→ Directive
Write out every line of the material as it stands, apart from the pictures.

>> begin Recorded information

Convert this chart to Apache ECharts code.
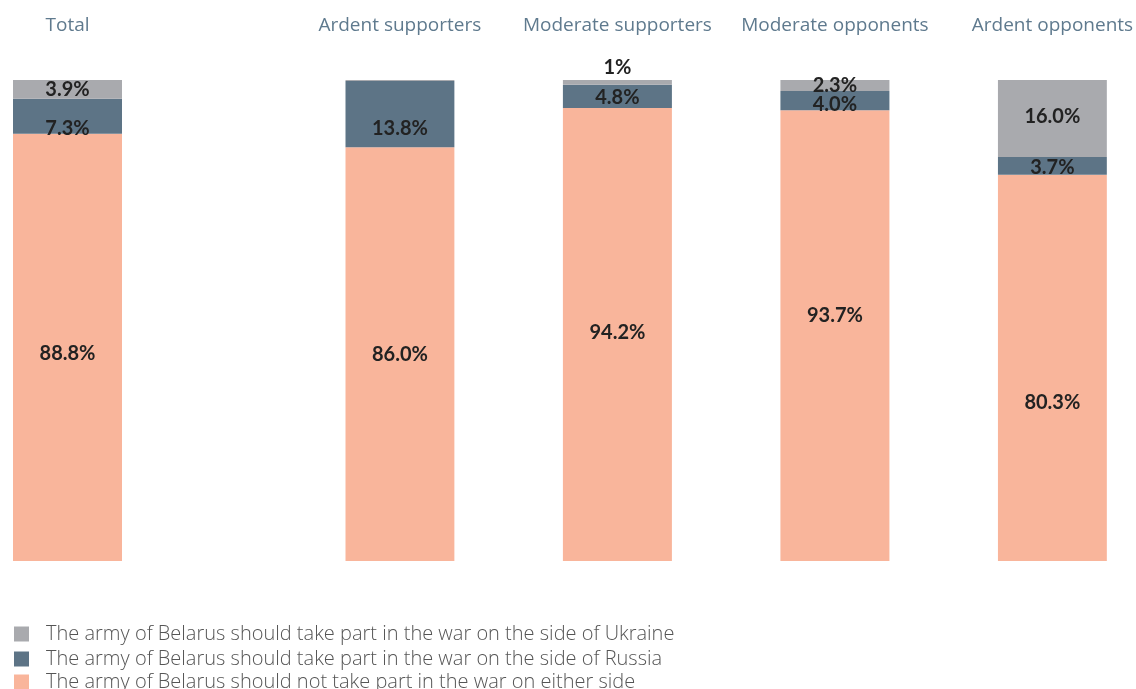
<!DOCTYPE html>
<html>
<head>
<meta charset="utf-8">
<script src="https://cdn.jsdelivr.net/npm/echarts@6/dist/echarts.min.js"></script>
<style>html,body{margin:0;padding:0;background:#fff;}#c{width:1136px;height:689px;}</style>
</head>
<body>
<div id="c"></div>
<script>
var groups = ['Total', 'Ardent supporters', 'Moderate supporters', 'Moderate opponents', 'Ardent opponents'];
var ukraine = [3.9, 0.2, 1, 2.3, 16.0];
var russia = [7.3, 13.8, 4.8, 4.0, 3.7];
var neither = [88.8, 86.0, 94.2, 93.7, 80.3];
var ukraineLabels = ['3.9%', '', '1%', '2.3%', '16.0%'];
var russiaLabels = ['7.3%', '13.8%', '4.8%', '4.0%', '3.7%'];
var neitherLabels = ['88.8%', '86.0%', '94.2%', '93.7%', '80.3%'];
var seriesNames = [
  'The army of Belarus should take part in the war on the side of Ukraine',
  'The army of Belarus should take part in the war on the side of Russia',
  'The army of Belarus should not take part in the war on either side'
];
var colors = ['#a9aaae', '#5d7486', '#f9b59b'];
// vertical nudges of the value labels (style only)
var ukraineNudge = [0, 0, 0, 0, -2];
var russiaNudge = [12, 14, 1, 4, 2];
var neitherNudge = [6, 0, -2, -20, 35];

var chart = echarts.init(document.getElementById('c'));
var labelBase = {show: true, position: 'inside', color: '#222', fontFamily: 'Lato', fontWeight: 'bold', fontSize: 20};

// grid 0 holds "Total"; grid 1 holds the four groups with an empty slot between each
var gridIdx = [[0], [1, -1, 2, -1, 3, -1, 4]];

function mkData(vals, labels, nudges, idxs, topIdx) {
  return idxs.map(function (i) {
    if (i < 0) return '-';
    var lbl = labels[i];
    var item = {value: vals[i], label: {formatter: lbl, show: lbl !== '', offset: [0, nudges[i]]}};
    if (topIdx && topIdx.indexOf(i) >= 0) { item.label.position = 'top'; item.label.distance = 2; }
    return item;
  });
}

var series = [];
gridIdx.forEach(function (idxs, g) {
  series.push({name: seriesNames[2], type: 'bar', stack: 's' + g, xAxisIndex: g, yAxisIndex: g, barWidth: 109,
    itemStyle: {color: colors[2]}, label: labelBase, data: mkData(neither, neitherLabels, neitherNudge, idxs)});
  series.push({name: seriesNames[1], type: 'bar', stack: 's' + g, xAxisIndex: g, yAxisIndex: g, barWidth: 109,
    itemStyle: {color: colors[1]}, label: labelBase, data: mkData(russia, russiaLabels, russiaNudge, idxs)});
  series.push({name: seriesNames[0], type: 'bar', stack: 's' + g, xAxisIndex: g, yAxisIndex: g, barWidth: 109,
    itemStyle: {color: colors[0]}, label: labelBase, data: mkData(ukraine, ukraineLabels, ukraineNudge, idxs, [2])});
});

var axisLabelStyle = {color: '#5f7a8e', fontFamily: 'Open Sans', fontSize: 19, margin: 45, interval: 0};
var cats = gridIdx.map(function (idxs) { return idxs.map(function (i) { return i < 0 ? '' : groups[i]; }); });

function legendFor(k, top) {
  return {
    orient: 'vertical', left: 9, top: top, itemWidth: 15, itemHeight: 15, icon: 'rect',
    data: [seriesNames[k]],
    textStyle: {color: '#555', fontFamily: 'Open Sans', fontWeight: 300, fontSize: 20, padding: [0, 0, 0, 12]}
  };
}

chart.setOption({
  animation: false,
  backgroundColor: '#fff',
  grid: [
    {left: 13, width: 109, top: 80, height: 481},
    {left: 345.5, width: 763, top: 80, height: 481}
  ],
  xAxis: [
    {type: 'category', gridIndex: 0, position: 'top', data: cats[0], axisLine: {show: false}, axisTick: {show: false}, axisLabel: axisLabelStyle},
    {type: 'category', gridIndex: 1, position: 'top', data: cats[1], axisLine: {show: false}, axisTick: {show: false}, axisLabel: axisLabelStyle}
  ],
  yAxis: [
    {type: 'value', gridIndex: 0, min: 0, max: 100, show: false},
    {type: 'value', gridIndex: 1, min: 0, max: 100, show: false}
  ],
  legend: [legendFor(0, 619), legendFor(1, 644), legendFor(2, 667)],
  series: series
});
</script>
</body>
</html>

>> end Recorded information

→ Answer for the task
Convert this chart to Apache ECharts code.
<!DOCTYPE html>
<html>
<head>
<meta charset="utf-8">
<script src="https://cdn.jsdelivr.net/npm/echarts@6/dist/echarts.min.js"></script>
<style>html,body{margin:0;padding:0;background:#fff;}#c{width:1136px;height:689px;}</style>
</head>
<body>
<div id="c"></div>
<script>
var groups = ['Total', 'Ardent supporters', 'Moderate supporters', 'Moderate opponents', 'Ardent opponents'];
var ukraine = [3.9, 0.2, 1, 2.3, 16.0];
var russia = [7.3, 13.8, 4.8, 4.0, 3.7];
var neither = [88.8, 86.0, 94.2, 93.7, 80.3];
var ukraineLabels = ['3.9%', '', '1%', '2.3%', '16.0%'];
var russiaLabels = ['7.3%', '13.8%', '4.8%', '4.0%', '3.7%'];
var neitherLabels = ['88.8%', '86.0%', '94.2%', '93.7%', '80.3%'];
var seriesNames = [
  'The army of Belarus should take part in the war on the side of Ukraine',
  'The army of Belarus should take part in the war on the side of Russia',
  'The army of Belarus should not take part in the war on either side'
];
var colors = ['#a9aaae', '#5d7486', '#f9b59b'];
// vertical nudges of the value labels (style only)
var ukraineNudge = [0, 0, 0, 0, -2];
var russiaNudge = [12, 14, 1, 4, 2];
var neitherNudge = [6, 0, -2, -20, 35];

var chart = echarts.init(document.getElementById('c'));
var labelBase = {show: true, position: 'inside', color: '#222', fontFamily: 'Lato', fontWeight: 'bold', fontSize: 20};

// grid 0 holds "Total"; grid 1 holds the four groups with an empty slot between each
var gridIdx = [[0], [1, -1, 2, -1, 3, -1, 4]];

function mkData(vals, labels, nudges, idxs, topIdx) {
  return idxs.map(function (i) {
    if (i < 0) return '-';
    var lbl = labels[i];
    var item = {value: vals[i], label: {formatter: lbl, show: lbl !== '', offset: [0, nudges[i]]}};
    if (topIdx && topIdx.indexOf(i) >= 0) { item.label.position = 'top'; item.label.distance = 2; }
    return item;
  });
}

var series = [];
gridIdx.forEach(function (idxs, g) {
  series.push({name: seriesNames[2], type: 'bar', stack: 's' + g, xAxisIndex: g, yAxisIndex: g, barWidth: 109,
    itemStyle: {color: colors[2]}, label: labelBase, data: mkData(neither, neitherLabels, neitherNudge, idxs)});
  series.push({name: seriesNames[1], type: 'bar', stack: 's' + g, xAxisIndex: g, yAxisIndex: g, barWidth: 109,
    itemStyle: {color: colors[1]}, label: labelBase, data: mkData(russia, russiaLabels, russiaNudge, idxs)});
  series.push({name: seriesNames[0], type: 'bar', stack: 's' + g, xAxisIndex: g, yAxisIndex: g, barWidth: 109,
    itemStyle: {color: colors[0]}, label: labelBase, data: mkData(ukraine, ukraineLabels, ukraineNudge, idxs, [2])});
});

var axisLabelStyle = {color: '#5f7a8e', fontFamily: 'Open Sans', fontSize: 19, margin: 45, interval: 0};
var cats = gridIdx.map(function (idxs) { return idxs.map(function (i) { return i < 0 ? '' : groups[i]; }); });

function legendFor(k, top) {
  return {
    orient: 'vertical', left: 9, top: top, itemWidth: 15, itemHeight: 15, icon: 'rect',
    data: [seriesNames[k]],
    textStyle: {color: '#555', fontFamily: 'Open Sans', fontWeight: 300, fontSize: 20, padding: [0, 0, 0, 12]}
  };
}

chart.setOption({
  animation: false,
  backgroundColor: '#fff',
  grid: [
    {left: 13, width: 109, top: 80, height: 481},
    {left: 345.5, width: 763, top: 80, height: 481}
  ],
  xAxis: [
    {type: 'category', gridIndex: 0, position: 'top', data: cats[0], axisLine: {show: false}, axisTick: {show: false}, axisLabel: axisLabelStyle},
    {type: 'category', gridIndex: 1, position: 'top', data: cats[1], axisLine: {show: false}, axisTick: {show: false}, axisLabel: axisLabelStyle}
  ],
  yAxis: [
    {type: 'value', gridIndex: 0, min: 0, max: 100, show: false},
    {type: 'value', gridIndex: 1, min: 0, max: 100, show: false}
  ],
  legend: [legendFor(0, 619), legendFor(1, 644), legendFor(2, 667)],
  series: series
});
</script>
</body>
</html>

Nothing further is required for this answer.